Donna Caponi Young won the richest event on the women's tour, but the one having the worst prospect for enduring

From Sandra Palmer's 30 on the front nine on Thursday until Donna Caponi Young completed her 13-under-par 275 on Sunday, the Colgate-Dinah Shore Winners Circle record book and Palm Springs' Mission Hills golf course took a beating. The desert wind, which customarily springs up in the early afternoon and serves as the protector of par on the 41 golf courses that green California's Coachella Valley from Palm Springs east to Indio, hardly made itself felt for three of the four days of the tournament. And on Saturday, when the wind finally blew hard for a couple of hours, it had no noticeable effect on the players, although it whipped up a beige fog of dust and sand that obscured the San Jacinto mountains, sent a large umbrella 100 yards into a lake behind the 18th green and played havoc with wearers of contact lenses.

Young, who had started the day in a four-way tie for the lead with Jane Blalock, Pat Meyers and Amy Alcott, was on the 8th hole when the wind sprang up. It bothered her so much that she birdied the 8th, eagled the 9th and birdied the 10th to take the lead alone for the first time.

From that point on, Young, with only Alcott in close pursuit, left the rest of the field far behind. She led Alcott by one and everyone else by at least five strokes after the third round, and on Sunday she faltered only twice, the first time when she bogeyed the 10th hole and the second when she bogeyed the last hole, by which time it no longer mattered. All it meant, in fact, was that she broke the tournament record by one stroke instead of two.

"Donna was awesome today," said Alcott, who had tied her three times during the final round, only to bogey the 15th and 18th and lose by two strokes.
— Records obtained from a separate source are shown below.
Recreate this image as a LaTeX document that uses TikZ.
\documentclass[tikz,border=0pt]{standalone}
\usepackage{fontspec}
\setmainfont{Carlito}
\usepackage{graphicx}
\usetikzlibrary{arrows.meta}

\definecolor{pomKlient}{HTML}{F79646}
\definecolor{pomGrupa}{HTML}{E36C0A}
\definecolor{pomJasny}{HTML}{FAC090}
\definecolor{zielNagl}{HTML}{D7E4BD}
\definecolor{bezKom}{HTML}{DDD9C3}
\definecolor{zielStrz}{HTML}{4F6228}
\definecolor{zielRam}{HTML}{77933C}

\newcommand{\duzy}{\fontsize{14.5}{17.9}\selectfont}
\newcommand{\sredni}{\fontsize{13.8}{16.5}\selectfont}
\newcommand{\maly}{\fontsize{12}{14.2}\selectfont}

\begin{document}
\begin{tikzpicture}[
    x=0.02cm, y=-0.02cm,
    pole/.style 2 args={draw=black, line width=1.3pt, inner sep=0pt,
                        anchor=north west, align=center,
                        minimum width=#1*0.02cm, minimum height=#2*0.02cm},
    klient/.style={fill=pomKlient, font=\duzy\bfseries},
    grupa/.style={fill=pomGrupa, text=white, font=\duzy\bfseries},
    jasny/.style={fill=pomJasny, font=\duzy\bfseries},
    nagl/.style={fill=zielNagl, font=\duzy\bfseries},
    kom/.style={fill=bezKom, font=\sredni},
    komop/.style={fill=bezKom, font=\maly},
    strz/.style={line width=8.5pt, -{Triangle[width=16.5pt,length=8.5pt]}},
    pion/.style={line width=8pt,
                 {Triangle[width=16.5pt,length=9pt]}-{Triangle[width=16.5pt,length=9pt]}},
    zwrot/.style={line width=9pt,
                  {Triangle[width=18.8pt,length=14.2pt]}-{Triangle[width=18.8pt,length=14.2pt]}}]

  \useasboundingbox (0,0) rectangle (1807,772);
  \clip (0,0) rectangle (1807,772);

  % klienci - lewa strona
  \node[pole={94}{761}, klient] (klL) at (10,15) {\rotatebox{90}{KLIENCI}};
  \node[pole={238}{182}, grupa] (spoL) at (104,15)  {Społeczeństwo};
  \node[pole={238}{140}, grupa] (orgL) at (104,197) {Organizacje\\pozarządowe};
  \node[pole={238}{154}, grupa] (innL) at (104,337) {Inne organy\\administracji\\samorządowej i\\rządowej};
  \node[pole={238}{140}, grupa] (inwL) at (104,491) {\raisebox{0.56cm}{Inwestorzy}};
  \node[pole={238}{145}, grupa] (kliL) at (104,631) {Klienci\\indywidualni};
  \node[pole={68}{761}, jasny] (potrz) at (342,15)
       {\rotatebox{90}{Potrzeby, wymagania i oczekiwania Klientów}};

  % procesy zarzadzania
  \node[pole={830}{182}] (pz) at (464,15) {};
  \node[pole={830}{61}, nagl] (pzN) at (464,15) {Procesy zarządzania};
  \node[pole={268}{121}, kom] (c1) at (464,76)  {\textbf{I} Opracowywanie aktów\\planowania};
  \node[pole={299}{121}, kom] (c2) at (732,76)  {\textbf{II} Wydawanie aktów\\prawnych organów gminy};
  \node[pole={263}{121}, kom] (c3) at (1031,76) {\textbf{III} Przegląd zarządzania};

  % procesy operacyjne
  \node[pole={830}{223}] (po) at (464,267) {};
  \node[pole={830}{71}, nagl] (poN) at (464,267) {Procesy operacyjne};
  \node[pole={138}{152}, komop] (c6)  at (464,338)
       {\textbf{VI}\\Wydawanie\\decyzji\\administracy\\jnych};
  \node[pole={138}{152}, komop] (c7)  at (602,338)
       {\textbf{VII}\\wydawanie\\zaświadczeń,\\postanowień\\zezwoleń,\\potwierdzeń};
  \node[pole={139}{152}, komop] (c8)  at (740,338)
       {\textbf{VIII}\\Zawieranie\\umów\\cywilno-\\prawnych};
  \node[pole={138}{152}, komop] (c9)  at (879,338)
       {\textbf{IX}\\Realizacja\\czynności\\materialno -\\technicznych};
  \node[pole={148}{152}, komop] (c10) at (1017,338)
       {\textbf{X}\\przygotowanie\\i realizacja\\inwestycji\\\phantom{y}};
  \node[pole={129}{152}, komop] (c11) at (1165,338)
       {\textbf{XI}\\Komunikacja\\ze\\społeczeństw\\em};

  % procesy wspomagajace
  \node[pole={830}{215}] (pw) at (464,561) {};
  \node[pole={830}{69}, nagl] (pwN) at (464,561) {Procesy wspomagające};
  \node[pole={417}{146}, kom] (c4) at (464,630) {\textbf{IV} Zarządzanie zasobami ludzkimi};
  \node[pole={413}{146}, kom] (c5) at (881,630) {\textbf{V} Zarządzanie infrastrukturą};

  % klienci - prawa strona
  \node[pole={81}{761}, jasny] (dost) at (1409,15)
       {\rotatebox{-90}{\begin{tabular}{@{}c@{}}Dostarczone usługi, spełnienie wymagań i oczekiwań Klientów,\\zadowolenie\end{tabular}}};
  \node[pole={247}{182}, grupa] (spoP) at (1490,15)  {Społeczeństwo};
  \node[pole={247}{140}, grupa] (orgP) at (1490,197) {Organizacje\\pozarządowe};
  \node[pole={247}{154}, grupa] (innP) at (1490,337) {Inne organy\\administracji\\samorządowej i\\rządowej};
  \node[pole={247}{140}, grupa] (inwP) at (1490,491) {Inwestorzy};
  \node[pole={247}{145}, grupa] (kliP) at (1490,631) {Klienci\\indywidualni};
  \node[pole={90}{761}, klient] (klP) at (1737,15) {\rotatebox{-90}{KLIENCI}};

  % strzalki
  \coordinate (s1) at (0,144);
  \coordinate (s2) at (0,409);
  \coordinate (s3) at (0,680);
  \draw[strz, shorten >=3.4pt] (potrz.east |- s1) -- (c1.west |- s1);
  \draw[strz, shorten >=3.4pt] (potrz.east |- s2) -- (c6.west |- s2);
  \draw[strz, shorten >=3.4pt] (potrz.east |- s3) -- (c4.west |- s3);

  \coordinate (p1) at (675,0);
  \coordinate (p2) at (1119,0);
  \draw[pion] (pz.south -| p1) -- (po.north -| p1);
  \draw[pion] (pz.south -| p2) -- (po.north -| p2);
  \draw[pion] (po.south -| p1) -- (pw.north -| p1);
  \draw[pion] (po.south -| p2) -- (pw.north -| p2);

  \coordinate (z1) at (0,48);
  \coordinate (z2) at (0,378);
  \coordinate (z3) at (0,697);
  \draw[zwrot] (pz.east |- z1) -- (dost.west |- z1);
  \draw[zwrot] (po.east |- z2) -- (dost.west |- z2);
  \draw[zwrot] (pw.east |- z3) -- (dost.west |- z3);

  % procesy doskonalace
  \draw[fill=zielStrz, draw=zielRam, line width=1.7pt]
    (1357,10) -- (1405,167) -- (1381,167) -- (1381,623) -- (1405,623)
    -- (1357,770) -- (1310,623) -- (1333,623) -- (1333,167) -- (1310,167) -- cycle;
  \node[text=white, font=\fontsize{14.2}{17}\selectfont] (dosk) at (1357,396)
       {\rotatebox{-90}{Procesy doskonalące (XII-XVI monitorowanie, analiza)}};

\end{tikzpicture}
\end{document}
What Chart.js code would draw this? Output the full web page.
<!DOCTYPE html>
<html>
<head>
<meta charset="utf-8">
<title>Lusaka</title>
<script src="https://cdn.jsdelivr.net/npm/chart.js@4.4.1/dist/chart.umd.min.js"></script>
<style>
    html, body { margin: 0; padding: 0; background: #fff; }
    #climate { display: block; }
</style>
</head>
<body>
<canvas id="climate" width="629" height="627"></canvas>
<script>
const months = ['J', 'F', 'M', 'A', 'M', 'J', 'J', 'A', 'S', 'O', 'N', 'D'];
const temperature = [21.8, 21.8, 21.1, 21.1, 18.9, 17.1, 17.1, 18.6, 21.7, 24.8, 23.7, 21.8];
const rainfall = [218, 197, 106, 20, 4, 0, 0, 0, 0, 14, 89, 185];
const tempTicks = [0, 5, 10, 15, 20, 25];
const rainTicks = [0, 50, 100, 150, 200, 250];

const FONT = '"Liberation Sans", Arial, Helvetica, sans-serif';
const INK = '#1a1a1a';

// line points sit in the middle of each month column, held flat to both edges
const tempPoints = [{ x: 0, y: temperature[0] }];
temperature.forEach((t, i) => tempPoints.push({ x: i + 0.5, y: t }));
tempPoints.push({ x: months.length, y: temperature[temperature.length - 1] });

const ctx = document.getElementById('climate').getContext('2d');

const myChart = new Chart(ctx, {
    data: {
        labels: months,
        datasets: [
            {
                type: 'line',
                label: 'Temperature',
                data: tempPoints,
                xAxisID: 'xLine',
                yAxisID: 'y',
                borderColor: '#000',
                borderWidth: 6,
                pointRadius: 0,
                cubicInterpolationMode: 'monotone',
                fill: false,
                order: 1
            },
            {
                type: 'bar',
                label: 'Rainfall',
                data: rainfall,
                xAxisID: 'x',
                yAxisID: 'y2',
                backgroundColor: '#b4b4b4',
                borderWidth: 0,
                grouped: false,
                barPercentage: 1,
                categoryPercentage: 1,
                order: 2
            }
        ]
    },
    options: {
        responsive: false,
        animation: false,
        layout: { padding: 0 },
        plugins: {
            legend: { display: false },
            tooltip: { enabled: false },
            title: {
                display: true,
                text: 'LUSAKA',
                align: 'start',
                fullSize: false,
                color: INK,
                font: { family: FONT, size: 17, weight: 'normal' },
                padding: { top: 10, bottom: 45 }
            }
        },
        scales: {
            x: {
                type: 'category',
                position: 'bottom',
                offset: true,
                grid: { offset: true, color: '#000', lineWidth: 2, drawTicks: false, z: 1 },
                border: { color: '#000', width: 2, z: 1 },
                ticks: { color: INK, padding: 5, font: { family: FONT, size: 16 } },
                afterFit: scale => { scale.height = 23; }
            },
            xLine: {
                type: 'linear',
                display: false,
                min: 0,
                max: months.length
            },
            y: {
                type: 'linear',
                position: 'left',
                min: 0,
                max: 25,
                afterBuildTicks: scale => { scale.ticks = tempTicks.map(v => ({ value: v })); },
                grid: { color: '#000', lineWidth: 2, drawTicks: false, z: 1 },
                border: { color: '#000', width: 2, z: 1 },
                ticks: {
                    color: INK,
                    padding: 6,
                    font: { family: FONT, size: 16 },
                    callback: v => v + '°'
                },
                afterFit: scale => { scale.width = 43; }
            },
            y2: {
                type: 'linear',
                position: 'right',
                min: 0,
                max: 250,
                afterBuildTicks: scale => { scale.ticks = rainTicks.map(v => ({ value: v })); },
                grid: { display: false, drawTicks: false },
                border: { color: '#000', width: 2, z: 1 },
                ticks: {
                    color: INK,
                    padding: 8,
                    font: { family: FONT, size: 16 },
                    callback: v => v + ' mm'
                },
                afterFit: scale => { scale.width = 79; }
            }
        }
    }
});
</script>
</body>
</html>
Alcott was speaking in the press tent. A voice from the rear shouted, "I was awesome all week!" Unbeknownst to Alcott or anyone else, Young had hidden herself behind a curtain. Alcott didn't bat an eye. "No you weren't," she said. "You were consistent all week. You were awesome today."

Consistent Young was. Awesome, too. She missed only two greens on the final day in spite of the pressure imposed by a prestigious tournament that she had never won and the lure of a $37,500 first prize—more money than had ever been within her grasp. In fact, Young missed only five or six greens all week. But she was proudest of her putting. Her mentor is Dave Stockton, and the two had talked about putting on the phone for 20 minutes the night before the last round.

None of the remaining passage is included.